JCPS audit on horizon, KY political leaders weigh in
Published 11:58 am Friday, February 9, 2024
Kentucky may spend up to $1.5 million on an audit into Jefferson County Public Schools this year.
The recently passed House budget allocates $750,000 for an in-depth look into the finances and performance of the state’s largest school district. Auditor Allison Ball can request an additional $750,000 if needed.
While the current budget is not final, the JCPS audit will likely remain in some form in the final version.
Why are politicians interested in auditing JCPS?
About 96,000 students attend one of JCPS’s 168 Louisville area schools, according to the district’s website. 61,000 of these students ride the bus.
Amid bus driver shortages, this sizable demand has caused issues. The first week of school in August 2023 was the debut of a new transportation plan meant to cut the number of bus stops to keep up.
Instead, the plan failed spectacularly, with many students not arriving home until late into the evening.
The busing problem quickly became campaign fodder in the middle of a heated governor’s race between Democrat Gov. Andy Beshear and Republican then-Attorney General Daniel Cameron.
Beshear made fully funding student transportation a key part of his Education First campaign platform, while Cameron blamed the issues on faulty Democratic leadership and school boards too focused on fighting Republican legislation to prepare for the new bus schedule.
During the campaign, several Republican legislators floated the idea of splitting JCPS into separate districts.
On Sept. 7, 2023, Republican legislators from the House and Senate also sent a letter to then-Auditor Mike Harmon asking him to audit JCPS.
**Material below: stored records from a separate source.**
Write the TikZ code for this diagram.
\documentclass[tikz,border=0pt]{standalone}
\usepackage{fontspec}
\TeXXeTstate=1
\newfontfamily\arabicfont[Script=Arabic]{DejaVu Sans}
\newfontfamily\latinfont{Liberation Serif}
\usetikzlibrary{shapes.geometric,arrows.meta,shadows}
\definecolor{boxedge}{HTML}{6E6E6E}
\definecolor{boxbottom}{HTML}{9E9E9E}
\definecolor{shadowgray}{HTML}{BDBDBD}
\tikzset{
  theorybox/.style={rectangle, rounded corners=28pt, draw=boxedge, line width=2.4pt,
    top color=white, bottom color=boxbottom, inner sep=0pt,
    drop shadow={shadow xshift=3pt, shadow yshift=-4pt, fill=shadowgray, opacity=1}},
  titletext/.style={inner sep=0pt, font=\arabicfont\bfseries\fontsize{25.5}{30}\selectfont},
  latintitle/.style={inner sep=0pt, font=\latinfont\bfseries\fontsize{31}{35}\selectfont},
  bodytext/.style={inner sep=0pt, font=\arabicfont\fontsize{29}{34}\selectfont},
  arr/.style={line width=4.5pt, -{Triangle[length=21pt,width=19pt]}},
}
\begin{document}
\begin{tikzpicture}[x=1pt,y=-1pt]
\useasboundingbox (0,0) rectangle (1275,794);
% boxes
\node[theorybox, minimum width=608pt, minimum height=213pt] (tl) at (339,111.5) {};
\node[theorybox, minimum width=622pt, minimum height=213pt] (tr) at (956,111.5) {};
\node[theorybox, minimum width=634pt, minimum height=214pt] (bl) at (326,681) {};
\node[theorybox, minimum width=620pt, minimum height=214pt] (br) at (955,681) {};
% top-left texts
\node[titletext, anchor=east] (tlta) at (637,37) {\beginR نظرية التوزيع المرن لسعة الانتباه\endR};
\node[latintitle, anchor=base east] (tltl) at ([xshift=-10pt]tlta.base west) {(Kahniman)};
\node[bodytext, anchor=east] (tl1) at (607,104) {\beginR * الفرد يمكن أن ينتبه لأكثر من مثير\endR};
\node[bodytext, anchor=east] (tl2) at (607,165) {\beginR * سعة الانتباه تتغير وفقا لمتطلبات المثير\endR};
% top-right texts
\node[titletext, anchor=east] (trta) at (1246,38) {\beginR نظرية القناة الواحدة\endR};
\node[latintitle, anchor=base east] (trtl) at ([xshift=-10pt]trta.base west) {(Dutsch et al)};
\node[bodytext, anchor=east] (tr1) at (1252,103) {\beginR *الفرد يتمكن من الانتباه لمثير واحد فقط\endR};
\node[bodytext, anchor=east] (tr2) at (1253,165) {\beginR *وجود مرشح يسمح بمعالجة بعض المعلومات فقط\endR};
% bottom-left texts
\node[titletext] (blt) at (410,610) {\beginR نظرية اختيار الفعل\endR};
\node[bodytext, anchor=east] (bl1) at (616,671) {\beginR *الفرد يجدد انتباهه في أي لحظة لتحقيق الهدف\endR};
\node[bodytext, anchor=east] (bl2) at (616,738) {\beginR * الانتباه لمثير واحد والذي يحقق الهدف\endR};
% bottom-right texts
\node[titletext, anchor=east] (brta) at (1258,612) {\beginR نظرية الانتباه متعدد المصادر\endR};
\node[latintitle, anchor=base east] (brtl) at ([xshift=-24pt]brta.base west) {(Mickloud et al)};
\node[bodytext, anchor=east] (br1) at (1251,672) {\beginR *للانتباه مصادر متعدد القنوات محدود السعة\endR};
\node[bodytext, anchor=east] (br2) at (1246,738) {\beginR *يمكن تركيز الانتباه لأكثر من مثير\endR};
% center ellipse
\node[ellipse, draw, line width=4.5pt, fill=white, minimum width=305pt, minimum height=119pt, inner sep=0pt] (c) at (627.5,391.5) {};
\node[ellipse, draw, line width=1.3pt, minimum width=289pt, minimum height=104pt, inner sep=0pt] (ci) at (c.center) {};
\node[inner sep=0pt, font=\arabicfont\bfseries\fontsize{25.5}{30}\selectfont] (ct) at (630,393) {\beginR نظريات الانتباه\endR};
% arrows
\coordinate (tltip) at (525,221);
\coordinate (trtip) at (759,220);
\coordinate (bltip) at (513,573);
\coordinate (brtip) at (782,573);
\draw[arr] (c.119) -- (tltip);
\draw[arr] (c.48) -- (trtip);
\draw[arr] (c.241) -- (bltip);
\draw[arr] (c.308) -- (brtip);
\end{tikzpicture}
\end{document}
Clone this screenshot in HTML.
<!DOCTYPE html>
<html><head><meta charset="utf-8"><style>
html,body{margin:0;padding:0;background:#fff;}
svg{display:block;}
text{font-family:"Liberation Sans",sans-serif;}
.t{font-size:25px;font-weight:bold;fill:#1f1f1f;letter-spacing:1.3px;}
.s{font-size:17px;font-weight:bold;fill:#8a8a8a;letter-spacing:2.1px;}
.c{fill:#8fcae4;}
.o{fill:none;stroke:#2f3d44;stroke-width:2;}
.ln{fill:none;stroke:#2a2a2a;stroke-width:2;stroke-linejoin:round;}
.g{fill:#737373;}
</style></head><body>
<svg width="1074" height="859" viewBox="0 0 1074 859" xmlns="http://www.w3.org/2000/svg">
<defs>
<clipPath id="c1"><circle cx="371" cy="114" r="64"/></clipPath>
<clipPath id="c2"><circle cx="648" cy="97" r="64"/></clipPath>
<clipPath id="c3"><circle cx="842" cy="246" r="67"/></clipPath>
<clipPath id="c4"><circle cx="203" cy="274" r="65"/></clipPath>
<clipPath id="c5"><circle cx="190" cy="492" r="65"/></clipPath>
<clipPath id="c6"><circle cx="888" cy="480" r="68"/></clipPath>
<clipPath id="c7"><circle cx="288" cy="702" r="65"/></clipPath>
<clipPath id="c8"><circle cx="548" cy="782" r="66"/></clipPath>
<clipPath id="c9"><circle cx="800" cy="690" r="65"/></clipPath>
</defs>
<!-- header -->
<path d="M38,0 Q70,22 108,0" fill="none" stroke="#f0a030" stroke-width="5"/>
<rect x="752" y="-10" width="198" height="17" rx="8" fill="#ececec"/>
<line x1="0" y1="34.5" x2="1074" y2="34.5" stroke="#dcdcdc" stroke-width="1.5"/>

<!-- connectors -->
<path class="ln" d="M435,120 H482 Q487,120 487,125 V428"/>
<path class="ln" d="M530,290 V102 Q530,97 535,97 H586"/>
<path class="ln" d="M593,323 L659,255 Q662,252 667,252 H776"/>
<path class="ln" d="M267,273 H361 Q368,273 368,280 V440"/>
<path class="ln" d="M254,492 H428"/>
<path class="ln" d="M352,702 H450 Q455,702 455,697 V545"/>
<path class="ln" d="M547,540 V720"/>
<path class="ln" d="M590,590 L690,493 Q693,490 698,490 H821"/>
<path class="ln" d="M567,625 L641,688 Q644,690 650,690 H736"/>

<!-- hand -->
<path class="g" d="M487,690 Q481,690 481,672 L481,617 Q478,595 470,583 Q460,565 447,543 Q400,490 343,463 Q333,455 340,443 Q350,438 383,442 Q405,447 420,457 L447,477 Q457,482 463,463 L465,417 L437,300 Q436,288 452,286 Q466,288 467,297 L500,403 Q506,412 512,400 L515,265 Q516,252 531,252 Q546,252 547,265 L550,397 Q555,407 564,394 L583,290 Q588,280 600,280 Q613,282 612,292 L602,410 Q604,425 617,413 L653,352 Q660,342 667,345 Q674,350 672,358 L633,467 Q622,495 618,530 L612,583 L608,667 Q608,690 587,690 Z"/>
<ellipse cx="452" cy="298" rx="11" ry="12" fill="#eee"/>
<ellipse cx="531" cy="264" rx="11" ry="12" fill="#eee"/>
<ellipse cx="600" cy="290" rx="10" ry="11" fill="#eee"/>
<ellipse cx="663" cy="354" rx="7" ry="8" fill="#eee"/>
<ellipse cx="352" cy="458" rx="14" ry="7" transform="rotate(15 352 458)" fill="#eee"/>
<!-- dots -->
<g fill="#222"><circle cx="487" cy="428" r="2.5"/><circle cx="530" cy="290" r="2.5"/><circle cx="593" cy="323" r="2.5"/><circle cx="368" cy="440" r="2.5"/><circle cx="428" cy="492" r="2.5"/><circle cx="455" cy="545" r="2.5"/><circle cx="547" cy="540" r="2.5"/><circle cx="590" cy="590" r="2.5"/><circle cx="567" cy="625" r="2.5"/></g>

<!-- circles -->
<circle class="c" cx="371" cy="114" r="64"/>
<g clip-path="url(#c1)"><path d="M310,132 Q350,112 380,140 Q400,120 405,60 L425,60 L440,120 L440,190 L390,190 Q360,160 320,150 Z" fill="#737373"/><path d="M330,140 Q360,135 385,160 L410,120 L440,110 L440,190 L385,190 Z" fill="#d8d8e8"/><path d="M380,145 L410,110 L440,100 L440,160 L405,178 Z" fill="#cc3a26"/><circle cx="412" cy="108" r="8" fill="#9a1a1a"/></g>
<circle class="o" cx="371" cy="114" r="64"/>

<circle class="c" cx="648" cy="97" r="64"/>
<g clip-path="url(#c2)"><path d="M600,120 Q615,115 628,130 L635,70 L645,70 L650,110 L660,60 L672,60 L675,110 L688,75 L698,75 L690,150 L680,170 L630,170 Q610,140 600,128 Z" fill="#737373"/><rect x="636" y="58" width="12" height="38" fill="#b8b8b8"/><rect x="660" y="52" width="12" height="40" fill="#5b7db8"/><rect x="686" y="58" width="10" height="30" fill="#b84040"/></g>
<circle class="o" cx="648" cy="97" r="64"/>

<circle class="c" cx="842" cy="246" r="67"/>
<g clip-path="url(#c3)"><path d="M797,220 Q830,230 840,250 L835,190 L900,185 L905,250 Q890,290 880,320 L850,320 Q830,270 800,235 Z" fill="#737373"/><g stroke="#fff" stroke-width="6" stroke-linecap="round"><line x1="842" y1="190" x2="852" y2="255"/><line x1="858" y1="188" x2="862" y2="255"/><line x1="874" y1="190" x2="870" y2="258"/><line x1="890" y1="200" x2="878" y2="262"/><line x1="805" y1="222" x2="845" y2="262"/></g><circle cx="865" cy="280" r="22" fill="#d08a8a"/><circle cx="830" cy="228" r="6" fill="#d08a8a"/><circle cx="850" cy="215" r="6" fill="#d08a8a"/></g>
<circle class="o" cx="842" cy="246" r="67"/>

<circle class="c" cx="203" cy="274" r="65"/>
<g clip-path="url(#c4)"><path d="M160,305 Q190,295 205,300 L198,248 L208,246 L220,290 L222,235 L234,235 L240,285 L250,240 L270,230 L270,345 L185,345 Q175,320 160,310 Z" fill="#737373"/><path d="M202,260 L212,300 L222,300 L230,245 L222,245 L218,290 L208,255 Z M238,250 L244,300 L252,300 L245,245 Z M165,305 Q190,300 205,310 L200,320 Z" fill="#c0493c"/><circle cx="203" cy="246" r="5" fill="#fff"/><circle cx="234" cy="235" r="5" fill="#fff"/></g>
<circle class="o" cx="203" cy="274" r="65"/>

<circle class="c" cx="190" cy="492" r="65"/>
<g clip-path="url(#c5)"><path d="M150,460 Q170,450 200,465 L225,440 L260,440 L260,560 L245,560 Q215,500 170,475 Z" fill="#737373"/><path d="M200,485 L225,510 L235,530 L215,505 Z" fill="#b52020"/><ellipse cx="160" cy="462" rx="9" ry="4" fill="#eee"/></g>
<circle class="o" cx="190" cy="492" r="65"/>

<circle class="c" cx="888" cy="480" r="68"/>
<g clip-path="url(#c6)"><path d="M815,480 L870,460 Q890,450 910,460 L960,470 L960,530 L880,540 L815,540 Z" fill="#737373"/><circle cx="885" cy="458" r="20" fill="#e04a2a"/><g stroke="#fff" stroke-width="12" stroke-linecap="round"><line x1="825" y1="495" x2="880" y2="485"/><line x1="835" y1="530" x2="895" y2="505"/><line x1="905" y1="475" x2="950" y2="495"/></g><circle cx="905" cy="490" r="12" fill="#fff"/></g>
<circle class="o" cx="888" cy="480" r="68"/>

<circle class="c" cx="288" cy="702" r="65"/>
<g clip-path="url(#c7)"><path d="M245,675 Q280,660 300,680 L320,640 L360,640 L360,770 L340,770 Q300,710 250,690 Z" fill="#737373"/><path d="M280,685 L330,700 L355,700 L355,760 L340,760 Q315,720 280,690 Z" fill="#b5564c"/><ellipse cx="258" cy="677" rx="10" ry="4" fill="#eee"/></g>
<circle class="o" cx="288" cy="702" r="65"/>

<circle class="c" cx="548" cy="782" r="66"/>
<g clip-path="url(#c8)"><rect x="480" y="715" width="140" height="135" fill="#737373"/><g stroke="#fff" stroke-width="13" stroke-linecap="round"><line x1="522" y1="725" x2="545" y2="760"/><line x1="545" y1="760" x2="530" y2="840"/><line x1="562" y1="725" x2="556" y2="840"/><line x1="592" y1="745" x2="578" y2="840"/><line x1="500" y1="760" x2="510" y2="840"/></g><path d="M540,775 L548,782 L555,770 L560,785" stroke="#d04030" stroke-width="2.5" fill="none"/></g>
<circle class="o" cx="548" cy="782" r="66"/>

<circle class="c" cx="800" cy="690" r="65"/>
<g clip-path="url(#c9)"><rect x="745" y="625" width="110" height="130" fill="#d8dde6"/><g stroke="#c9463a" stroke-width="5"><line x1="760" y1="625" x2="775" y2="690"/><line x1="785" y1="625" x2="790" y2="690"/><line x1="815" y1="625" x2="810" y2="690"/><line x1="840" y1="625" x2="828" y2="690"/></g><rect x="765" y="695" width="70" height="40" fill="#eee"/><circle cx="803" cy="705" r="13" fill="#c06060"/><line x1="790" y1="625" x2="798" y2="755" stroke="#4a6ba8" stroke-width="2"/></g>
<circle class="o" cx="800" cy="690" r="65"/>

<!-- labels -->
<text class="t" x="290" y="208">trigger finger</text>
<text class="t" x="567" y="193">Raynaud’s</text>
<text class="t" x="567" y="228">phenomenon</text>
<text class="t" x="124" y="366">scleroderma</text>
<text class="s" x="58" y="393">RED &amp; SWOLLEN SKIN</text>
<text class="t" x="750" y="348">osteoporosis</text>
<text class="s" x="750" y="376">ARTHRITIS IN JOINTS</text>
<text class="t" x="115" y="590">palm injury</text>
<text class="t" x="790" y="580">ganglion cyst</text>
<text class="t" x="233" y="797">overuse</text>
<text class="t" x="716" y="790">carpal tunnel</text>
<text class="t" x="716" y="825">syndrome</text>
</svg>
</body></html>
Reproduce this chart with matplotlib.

“These management issues are not just a matter of dollars and cents, as the current debacle with the JCPS bussing/transportation plan shows,” the letter stated.
“As local and national news has reported, children in JCPS’s care were put at serious physical and emotional risk, thereby highlighting the need for structural change to the district.”
The letter highlighted several other JCPS issues, including students bringing deadly weapons into school with insufficient accountability, teachers reporting student violence as a top classroom challenge and poor academic performance.
It said that fewer than 36% of JCPS student read at grade level, including 21% of minority students.
A different JCPS audit
In 2014, then-Auditor Adam Edelen, a Democrat, released an audit into JCPS.
It found a disproportionate amount of spending on administration, which left classroom teachers and instruction behind.
According to the 2014 audit, 43% of JCPS employees were classroom teachers, the least of all Kentucky school districts, while administrators made up 10%, the highest in the state.
369 administrators were paid over $100,000, according to the audit. Edelen also found that the school board, which reviews the district’s budget, did not have the knowledge to effectively question the budget without relying on JCPS staff, a clear conflict of interest.
Kentucky political leaders’ thoughts
Senate President Robert Stivers said that he thinks the next JCPS audit will have similar findings to the Edelen audit.
“I think you’ll probably see the same thing again, no matter what it is, either a performance audit or fiscal audit, you’re going to hear the same type of issues that have yet to have corrective actions done by the Board of Education,” Stivers said.
Stivers prefers a performance audit, which would look deeper than a fiscal audit, asking questions like whether or not the people in place are doing what they should be doing, he said.
Beshear said he would support an audit, if done the right way.
“I think an audit can be constructive, but only if it’s run under auditing practices, and it is fair and receives information and feedback from the subject of the audit and is not a political tool,” he said.
Beshear compared the audit to two others. He said that the recently released Department of Juvenile Justice was not entirely fair, because it did not give the DJJ an opportunity to provide a response.
For example, while the findings claimed that DJJ had no use of force policy, Beshear said that it actually does—he signed it last year—and the DJJ could have provided it to the auditors if asked.
On the other hand, Beshear said that Harmon’s audit into the two Team Kentucky natural disaster relief funds was fair. There were lines of communication between the administration and the auditors.
“I will always take constructive advice or criticism on how to do things better,” Beshear said.
A decade since the last audit, newly elected Auditor Ball said that even if there weren’t issues to address, it’s probably time for another look into JCPS, given its size and significance.
She added that she is grateful that the General Assembly appears willing to fund the JCPS audit using state funds, instead of making JCPS pay for it itself.
“I do want schools to have money go into teaching students—that’s their primary purpose. Of course, we want their money to be going to that,” Ball said. “… JCPS has no reason to put up any roadblocks to doing this audit because they are not having to pay the $1.5 million.”